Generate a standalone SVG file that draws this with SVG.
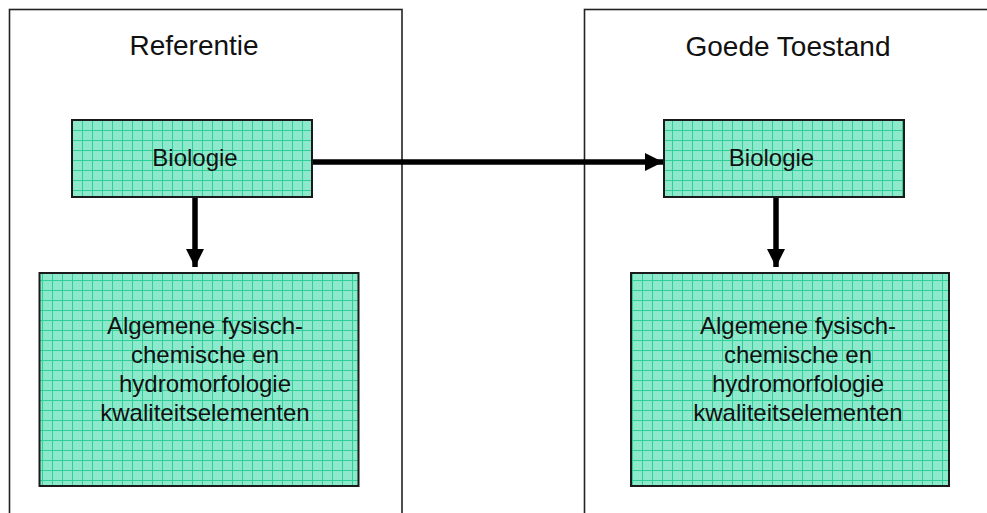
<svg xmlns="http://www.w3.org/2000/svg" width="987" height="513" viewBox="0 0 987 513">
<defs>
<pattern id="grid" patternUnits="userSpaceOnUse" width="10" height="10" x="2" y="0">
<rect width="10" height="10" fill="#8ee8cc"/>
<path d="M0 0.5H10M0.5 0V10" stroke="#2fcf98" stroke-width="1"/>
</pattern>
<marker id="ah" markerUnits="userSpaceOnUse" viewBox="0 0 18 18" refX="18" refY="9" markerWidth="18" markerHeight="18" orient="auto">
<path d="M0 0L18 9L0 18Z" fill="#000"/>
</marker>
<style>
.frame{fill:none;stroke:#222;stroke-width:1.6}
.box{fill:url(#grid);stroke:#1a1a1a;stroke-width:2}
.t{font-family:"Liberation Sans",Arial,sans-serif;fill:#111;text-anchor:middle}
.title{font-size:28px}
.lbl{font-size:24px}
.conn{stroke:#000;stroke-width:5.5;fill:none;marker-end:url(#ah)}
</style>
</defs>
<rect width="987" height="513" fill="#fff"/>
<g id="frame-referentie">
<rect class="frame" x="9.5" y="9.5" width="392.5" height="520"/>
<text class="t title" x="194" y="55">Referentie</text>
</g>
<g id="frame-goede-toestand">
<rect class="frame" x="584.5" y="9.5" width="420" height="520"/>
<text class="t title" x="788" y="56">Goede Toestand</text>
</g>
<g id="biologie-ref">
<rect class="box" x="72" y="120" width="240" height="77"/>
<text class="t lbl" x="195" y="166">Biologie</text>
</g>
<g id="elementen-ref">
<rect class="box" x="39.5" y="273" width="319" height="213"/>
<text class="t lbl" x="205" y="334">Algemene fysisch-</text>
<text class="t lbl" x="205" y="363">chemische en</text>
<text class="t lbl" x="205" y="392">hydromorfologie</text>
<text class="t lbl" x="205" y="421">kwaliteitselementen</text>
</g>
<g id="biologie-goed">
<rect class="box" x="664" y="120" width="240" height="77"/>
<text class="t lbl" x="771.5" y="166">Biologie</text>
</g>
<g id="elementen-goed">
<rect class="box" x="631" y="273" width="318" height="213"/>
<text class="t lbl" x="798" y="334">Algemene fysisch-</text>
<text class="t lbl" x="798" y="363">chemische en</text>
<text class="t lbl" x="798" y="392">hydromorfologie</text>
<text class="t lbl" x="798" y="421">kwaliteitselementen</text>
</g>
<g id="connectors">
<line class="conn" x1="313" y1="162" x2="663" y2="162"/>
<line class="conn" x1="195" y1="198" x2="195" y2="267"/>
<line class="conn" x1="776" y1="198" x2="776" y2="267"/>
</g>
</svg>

DO THIS: Take the listing and print it again exactly, but without any pictures.

WRITTEN REPLY:
Generate a standalone SVG file that draws this with SVG.
<svg xmlns="http://www.w3.org/2000/svg" width="987" height="513" viewBox="0 0 987 513">
<defs>
<pattern id="grid" patternUnits="userSpaceOnUse" width="10" height="10" x="2" y="0">
<rect width="10" height="10" fill="#8ee8cc"/>
<path d="M0 0.5H10M0.5 0V10" stroke="#2fcf98" stroke-width="1"/>
</pattern>
<marker id="ah" markerUnits="userSpaceOnUse" viewBox="0 0 18 18" refX="18" refY="9" markerWidth="18" markerHeight="18" orient="auto">
<path d="M0 0L18 9L0 18Z" fill="#000"/>
</marker>
<style>
.frame{fill:none;stroke:#222;stroke-width:1.6}
.box{fill:url(#grid);stroke:#1a1a1a;stroke-width:2}
.t{font-family:"Liberation Sans",Arial,sans-serif;fill:#111;text-anchor:middle}
.title{font-size:28px}
.lbl{font-size:24px}
.conn{stroke:#000;stroke-width:5.5;fill:none;marker-end:url(#ah)}
</style>
</defs>
<rect width="987" height="513" fill="#fff"/>
<g id="frame-referentie">
<rect class="frame" x="9.5" y="9.5" width="392.5" height="520"/>
<text class="t title" x="194" y="55">Referentie</text>
</g>
<g id="frame-goede-toestand">
<rect class="frame" x="584.5" y="9.5" width="420" height="520"/>
<text class="t title" x="788" y="56">Goede Toestand</text>
</g>
<g id="biologie-ref">
<rect class="box" x="72" y="120" width="240" height="77"/>
<text class="t lbl" x="195" y="166">Biologie</text>
</g>
<g id="elementen-ref">
<rect class="box" x="39.5" y="273" width="319" height="213"/>
<text class="t lbl" x="205" y="334">Algemene fysisch-</text>
<text class="t lbl" x="205" y="363">chemische en</text>
<text class="t lbl" x="205" y="392">hydromorfologie</text>
<text class="t lbl" x="205" y="421">kwaliteitselementen</text>
</g>
<g id="biologie-goed">
<rect class="box" x="664" y="120" width="240" height="77"/>
<text class="t lbl" x="771.5" y="166">Biologie</text>
</g>
<g id="elementen-goed">
<rect class="box" x="631" y="273" width="318" height="213"/>
<text class="t lbl" x="798" y="334">Algemene fysisch-</text>
<text class="t lbl" x="798" y="363">chemische en</text>
<text class="t lbl" x="798" y="392">hydromorfologie</text>
<text class="t lbl" x="798" y="421">kwaliteitselementen</text>
</g>
<g id="connectors">
<line class="conn" x1="313" y1="162" x2="663" y2="162"/>
<line class="conn" x1="195" y1="198" x2="195" y2="267"/>
<line class="conn" x1="776" y1="198" x2="776" y2="267"/>
</g>
</svg>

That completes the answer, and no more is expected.